If you are a product brand, you’ve probably been required to enter into many agreements with everyone from manufacturers to distributors, payment processors to financial institutions and vendors of all shapes and sizes. Hopefully you’ve had the opportunity to review and understand these contracts, as landmines may exist within that labyrinth of legalese mumbo-jumbo which can affect the insurance you have purchased for your business. In this article, we’ll look at a few of these, particularly in the context of your cyber insurance policy.

BLT, Hold the Mayo

First, these contracts may require that you add another business to your insurance policy, otherwise known as an “additional insured.” This means that your new partner is able to enjoy coverage under your insurance policy, and at your cost (hint, insurers typically require additional premium for adding insureds to a policy).

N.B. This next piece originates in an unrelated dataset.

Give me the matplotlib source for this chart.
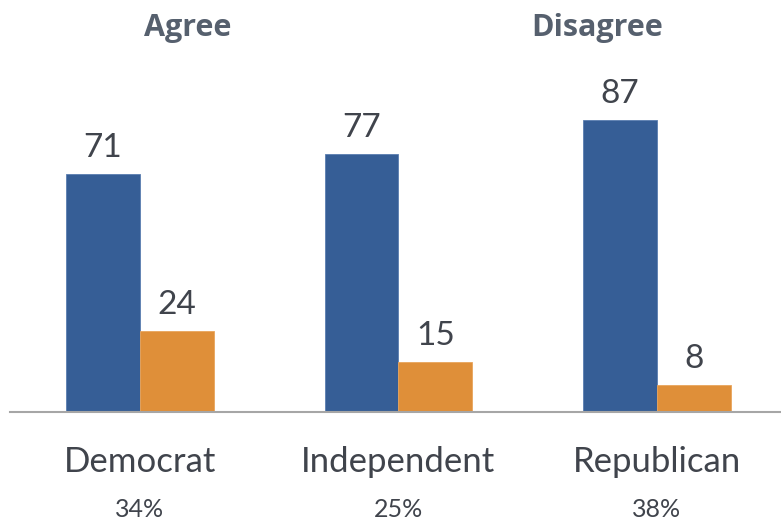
import matplotlib
matplotlib.use("Agg")
import matplotlib.pyplot as plt
import numpy as np

# data
parties = ["Democrat", "Independent", "Republican"]
shares = ["34%", "25%", "38%"]
agree = [71, 77, 87]
disagree = [24, 15, 8]

blue = "#365E96"
orange = "#DF8F39"
text_col = "#40444c"
title_col = "#56606e"

fig = plt.figure(figsize=(7.81, 5.24), dpi=100)
ax = fig.add_axes([10 / 781, 112 / 524, 771 / 781, 412 / 524])

x = np.arange(len(parties))
w = 0.286
b1 = ax.bar(x - w / 2, agree, w, color=blue, edgecolor="#5a7db0", linewidth=0.6)
b2 = ax.bar(x + w / 2, disagree, w, color=orange, edgecolor="#e9a55c", linewidth=0.6)

for bars in (b1, b2):
    for bar in bars:
        ax.annotate(f"{bar.get_height():g}",
                    (bar.get_x() + bar.get_width() / 2, bar.get_height()),
                    xytext=(0, 8), textcoords="offset points",
                    ha="center", va="bottom", fontsize=24,
                    family="Lato", color=text_col)

ax.set_xlim(-0.503, 2.48)
ax.set_ylim(0, 122.8)
ax.set_yticks([])
ax.set_xticks([])
for s in ["top", "right", "left"]:
    ax.spines[s].set_visible(False)
ax.spines["bottom"].set_color("#a6a6a6")
ax.spines["bottom"].set_linewidth(1.5)
ax.patch.set_alpha(0)

# category labels and share of respondents
for i, (p, s) in enumerate(zip(parties, shares)):
    ax.annotate(p, (i, 0), xytext=(0, -36), textcoords="offset points",
                ha="center", va="center", fontsize=25, family="Lato",
                color=text_col)
    ax.annotate(s, (i, 0), xytext=(0, -70), textcoords="offset points",
                ha="center", va="center", fontsize=18, family="Lato",
                color=text_col)

# legend entries drawn as plain text
fig.text(188 / 781, 1 - 28 / 524, "Agree", ha="center", va="center",
         fontsize=22, fontweight="bold", family="Open Sans", color=title_col)
fig.text(597 / 781, 1 - 28 / 524, "Disagree", ha="center", va="center",
         fontsize=22, fontweight="bold", family="Open Sans", color=title_col)

fig.savefig("out.png", dpi=100, facecolor="white")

Second, these contracts may also require that you hold certain minimum levels, or limits, of coverage. Beware these contracts may have varying minimum limits, which could affect the levels of insurance you purchase in order to stay compliant across all contracts.

Third, your contracts may also require different types of coverage. For example, one vendor may require that you carry commercial general liability and worker’s compensation insurance. Another may require you to carry cyber insurance. Yet another may require commercial auto liability coverage. Make sure you have all appropriate lines of coverage in place in order to stay compliant with your business partners.

Something About Making an Ass of U and Me . . .

In addition to adding businesses to your policy, as well as keeping minimum levels and types of coverage, these agreements may also require you to assume certain liabilities of your new business partners. This is especially true if you sell products online and will be taking confidential customer data and payment card information which could be stolen by bad guys.

To the extent your business partners could be blamed for such an event by their customers, clients or investigators, they may incorporate “tender of defense and indemnification” provisions into the contracts, effectively passing this responsibility to you. More specifically, if they are sued by their customers or clients or are investigated as a result of a cyberattack or data breach involving your system, they may be able to contractually force you to pay their costs of defense such as lawyer fees, settlements and judgments.

But what does this mean, and how does it affect you? Hopefully you have a cyber insurance program in place with first- and third-party coverage for cyberattacks or data breaches. As we discussed back in December, first-party cyber insurance can help with costs for recovering lost or damaged data, notifying customers, credit monitoring services and public relations, as well as lost business income from network interruption. Third-party cyber insurance covers legal defense costs in the event of lawsuits against your company for data breach, settlements and judgments, and regulatory fines and penalties. Things can change, however, if those legal defense costs come from your business partner tendering defense or requesting indemnification under the contract.

Cyber insurance policies generally exclude from coverage (i.e., insurers will not pay) liabilities assumed by contract, including those contracts you enter into with vendors and other business partners. Let’s say your company is the victim of cyberattack or data breach occurs and numerous records are compromised. A series of claims, lawsuits and investigations ensues. Several of your vendors wind up being sued and subsequently tender their defense and investigation costs to you under the respective contracts.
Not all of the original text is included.